▸ GIVEN EXERCISE: All of the data that follows should be retyped exactly, please, except the pictures.

--- Begin SUPPLIED DATA ---

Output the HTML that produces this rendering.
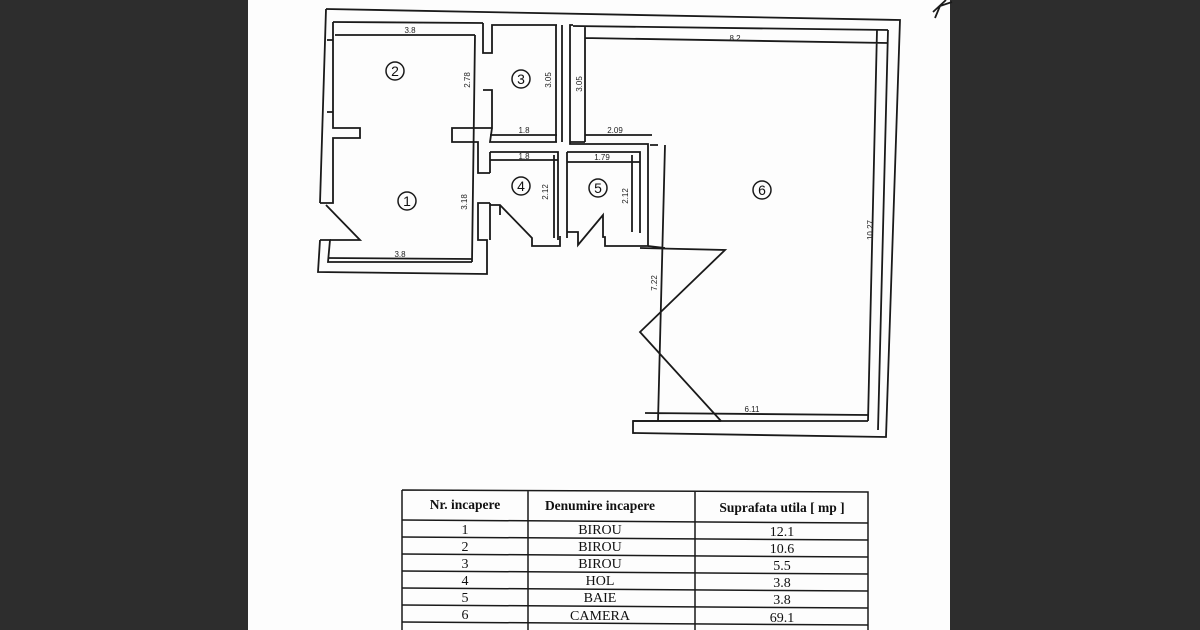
<!DOCTYPE html>
<html><head><meta charset="utf-8"><style>
html,body{margin:0;padding:0;width:1200px;height:630px;overflow:hidden;background:#2d2d2d}
svg{position:absolute;left:0;top:0}
</style></head><body>
<svg width="1200" height="630" viewBox="0 0 1200 630" xmlns="http://www.w3.org/2000/svg" font-family="Liberation Sans, sans-serif">
<rect x="0" y="0" width="1200" height="630" fill="#2d2d2d"/>
<rect x="248" y="0" width="702" height="630" fill="#fdfdfd"/>
<g fill="none" stroke="#1a1a1a" stroke-width="1.8">
<path d="M326,9 L900,20 L886,437 L633,433 L633,421 L721,421"/>
<path d="M326,9 L320,203"/>
<path d="M327,40 L333,40 M327,112 L333,112 M333,22 L333,128 L360,128 L360,138 L333,138 L333,203 L320,203"/>
<path d="M326,205 L360,240 L330,240"/>
<path d="M320,240 L330,240 L328,262 L472,262 M320,240 L318,272 L487,274 L487,240 L478,240 L478,203 L490,203"/>
<path d="M328,258 L472,259"/>
<path d="M333,22 L483,23 M335,35 L475,35"/>
<path d="M475,35 L472,262 M483,23 L483,53 L492,53 L492,25 L557,25 M483,90 L492,90 L492,128 L452,128 L452,142 L478,142 L478,173 L490,173 M492,128 L490,142 L557,142"/>
<path d="M490,135 L557,135"/>
<path d="M556,25 L556,142 M562,25 L562,142"/>
<path d="M490,152 L558,152 L558,240 M490,160 L558,160 M554,155 L554,238"/>
<path d="M490,205 L500,205 L532,238 L532,246 L560,246 L560,236 M500,205 L500,215"/>
<path d="M490,173 L490,152 M490,203 L490,240"/>
<path d="M567,152 L567,238"/>
<path d="M567,152 L640,152 L640,233 M567,162 L640,162 M632,155 L632,232"/>
<path d="M567,232 L578,232 L578,245 L603,215 L603,237 L605,237 L605,246 L648,246 L648,144 L570,144 L570,25 L573,25"/>
<path d="M573,26 L888,30 M585,38 L888,43 M585,26 L585,142 M570,142 L585,142 M585,135 L652,135 M877,30 L868,421 M888,30 L878,430 M650,145 L658,145"/>
<path d="M648,246 L665,248 M665,145 L658,421 M633,421 L868,421 M645,413 L868,415"/>
<path d="M640,248 L725,250 L640,332 L721,421"/>
<path d="M933,12 L946,0 M940,6 L952,2 M940,6 L935,18"/>
</g>
<g fill="none" stroke="#1a1a1a" stroke-width="1.5">
<circle cx="395" cy="71" r="9"/><circle cx="521" cy="79" r="9"/>
<circle cx="407" cy="201" r="9"/><circle cx="521" cy="186" r="9"/>
<circle cx="598" cy="188" r="9"/><circle cx="762" cy="190" r="9"/>
</g>
<g font-size="14" text-anchor="middle" fill="#111">
<text x="395" y="76">2</text><text x="521" y="84">3</text><text x="407" y="206">1</text>
<text x="521" y="191">4</text><text x="598" y="193">5</text><text x="762" y="195">6</text>
</g>
<g font-size="8" fill="#222" text-anchor="middle">
<text x="410" y="33">3.8</text><text x="524" y="133">1.8</text><text x="524" y="159">1.8</text>
<text x="602" y="160">1.79</text><text x="615" y="133">2.09</text><text x="735" y="41">8.2</text>
<text x="400" y="257">3.8</text><text x="752" y="412">6.11</text>
<text transform="translate(470,80) rotate(-90)">2.78</text>
<text transform="translate(551,80) rotate(-90)">3.05</text>
<text transform="translate(582,84) rotate(-90)">3.05</text>
<text transform="translate(467,202) rotate(-90)">3.18</text>
<text transform="translate(548,192) rotate(-90)">2.12</text>
<text transform="translate(628,196) rotate(-90)">2.12</text>
<text transform="translate(873,230) rotate(-90)">10.27</text>
<text transform="translate(657,283) rotate(-90)">7.22</text>
</g>
<g stroke="#1a1a1a" stroke-width="1.5" fill="none">
<path d="M402,490 L868,492 L868,630 M402,490 L402,630 M528,490 L528,630 M695,491 L695,630"/>
<path d="M402,520 L868,523 M402,537 L868,540 M402,554 L868,557 M402,571 L868,574 M402,588 L868,591 M402,605 L868,608 M402,622 L868,625"/>
</g>
<g font-family="Liberation Serif, serif" font-size="14" fill="#111" text-anchor="middle">
<g font-weight="bold" font-size="13.5"><text x="465" y="509">Nr. incapere</text><text x="600" y="510">Denumire  incapere</text><text x="782" y="512">Suprafata utila [ mp ]</text></g>
<text x="465" y="534">1</text><text x="600" y="534">BIROU</text><text x="782" y="536">12.1</text>
<text x="465" y="551">2</text><text x="600" y="551">BIROU</text><text x="782" y="553">10.6</text>
<text x="465" y="568">3</text><text x="600" y="568">BIROU</text><text x="782" y="570">5.5</text>
<text x="465" y="585">4</text><text x="600" y="585">HOL</text><text x="782" y="587">3.8</text>
<text x="465" y="602">5</text><text x="600" y="602">BAIE</text><text x="782" y="604">3.8</text>
<text x="465" y="619">6</text><text x="600" y="620">CAMERA</text><text x="782" y="622">69.1</text>
</g>
</svg>
</body></html>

--- End SUPPLIED DATA ---

▸ ANSWER TO THE TASK:
Output the HTML that produces this rendering.
<!DOCTYPE html>
<html><head><meta charset="utf-8"><style>
html,body{margin:0;padding:0;width:1200px;height:630px;overflow:hidden;background:#2d2d2d}
svg{position:absolute;left:0;top:0}
</style></head><body>
<svg width="1200" height="630" viewBox="0 0 1200 630" xmlns="http://www.w3.org/2000/svg" font-family="Liberation Sans, sans-serif">
<rect x="0" y="0" width="1200" height="630" fill="#2d2d2d"/>
<rect x="248" y="0" width="702" height="630" fill="#fdfdfd"/>
<g fill="none" stroke="#1a1a1a" stroke-width="1.8">
<path d="M326,9 L900,20 L886,437 L633,433 L633,421 L721,421"/>
<path d="M326,9 L320,203"/>
<path d="M327,40 L333,40 M327,112 L333,112 M333,22 L333,128 L360,128 L360,138 L333,138 L333,203 L320,203"/>
<path d="M326,205 L360,240 L330,240"/>
<path d="M320,240 L330,240 L328,262 L472,262 M320,240 L318,272 L487,274 L487,240 L478,240 L478,203 L490,203"/>
<path d="M328,258 L472,259"/>
<path d="M333,22 L483,23 M335,35 L475,35"/>
<path d="M475,35 L472,262 M483,23 L483,53 L492,53 L492,25 L557,25 M483,90 L492,90 L492,128 L452,128 L452,142 L478,142 L478,173 L490,173 M492,128 L490,142 L557,142"/>
<path d="M490,135 L557,135"/>
<path d="M556,25 L556,142 M562,25 L562,142"/>
<path d="M490,152 L558,152 L558,240 M490,160 L558,160 M554,155 L554,238"/>
<path d="M490,205 L500,205 L532,238 L532,246 L560,246 L560,236 M500,205 L500,215"/>
<path d="M490,173 L490,152 M490,203 L490,240"/>
<path d="M567,152 L567,238"/>
<path d="M567,152 L640,152 L640,233 M567,162 L640,162 M632,155 L632,232"/>
<path d="M567,232 L578,232 L578,245 L603,215 L603,237 L605,237 L605,246 L648,246 L648,144 L570,144 L570,25 L573,25"/>
<path d="M573,26 L888,30 M585,38 L888,43 M585,26 L585,142 M570,142 L585,142 M585,135 L652,135 M877,30 L868,421 M888,30 L878,430 M650,145 L658,145"/>
<path d="M648,246 L665,248 M665,145 L658,421 M633,421 L868,421 M645,413 L868,415"/>
<path d="M640,248 L725,250 L640,332 L721,421"/>
<path d="M933,12 L946,0 M940,6 L952,2 M940,6 L935,18"/>
</g>
<g fill="none" stroke="#1a1a1a" stroke-width="1.5">
<circle cx="395" cy="71" r="9"/><circle cx="521" cy="79" r="9"/>
<circle cx="407" cy="201" r="9"/><circle cx="521" cy="186" r="9"/>
<circle cx="598" cy="188" r="9"/><circle cx="762" cy="190" r="9"/>
</g>
<g font-size="14" text-anchor="middle" fill="#111">
<text x="395" y="76">2</text><text x="521" y="84">3</text><text x="407" y="206">1</text>
<text x="521" y="191">4</text><text x="598" y="193">5</text><text x="762" y="195">6</text>
</g>
<g font-size="8" fill="#222" text-anchor="middle">
<text x="410" y="33">3.8</text><text x="524" y="133">1.8</text><text x="524" y="159">1.8</text>
<text x="602" y="160">1.79</text><text x="615" y="133">2.09</text><text x="735" y="41">8.2</text>
<text x="400" y="257">3.8</text><text x="752" y="412">6.11</text>
<text transform="translate(470,80) rotate(-90)">2.78</text>
<text transform="translate(551,80) rotate(-90)">3.05</text>
<text transform="translate(582,84) rotate(-90)">3.05</text>
<text transform="translate(467,202) rotate(-90)">3.18</text>
<text transform="translate(548,192) rotate(-90)">2.12</text>
<text transform="translate(628,196) rotate(-90)">2.12</text>
<text transform="translate(873,230) rotate(-90)">10.27</text>
<text transform="translate(657,283) rotate(-90)">7.22</text>
</g>
<g stroke="#1a1a1a" stroke-width="1.5" fill="none">
<path d="M402,490 L868,492 L868,630 M402,490 L402,630 M528,490 L528,630 M695,491 L695,630"/>
<path d="M402,520 L868,523 M402,537 L868,540 M402,554 L868,557 M402,571 L868,574 M402,588 L868,591 M402,605 L868,608 M402,622 L868,625"/>
</g>
<g font-family="Liberation Serif, serif" font-size="14" fill="#111" text-anchor="middle">
<g font-weight="bold" font-size="13.5"><text x="465" y="509">Nr. incapere</text><text x="600" y="510">Denumire  incapere</text><text x="782" y="512">Suprafata utila [ mp ]</text></g>
<text x="465" y="534">1</text><text x="600" y="534">BIROU</text><text x="782" y="536">12.1</text>
<text x="465" y="551">2</text><text x="600" y="551">BIROU</text><text x="782" y="553">10.6</text>
<text x="465" y="568">3</text><text x="600" y="568">BIROU</text><text x="782" y="570">5.5</text>
<text x="465" y="585">4</text><text x="600" y="585">HOL</text><text x="782" y="587">3.8</text>
<text x="465" y="602">5</text><text x="600" y="602">BAIE</text><text x="782" y="604">3.8</text>
<text x="465" y="619">6</text><text x="600" y="620">CAMERA</text><text x="782" y="622">69.1</text>
</g>
</svg>
</body></html>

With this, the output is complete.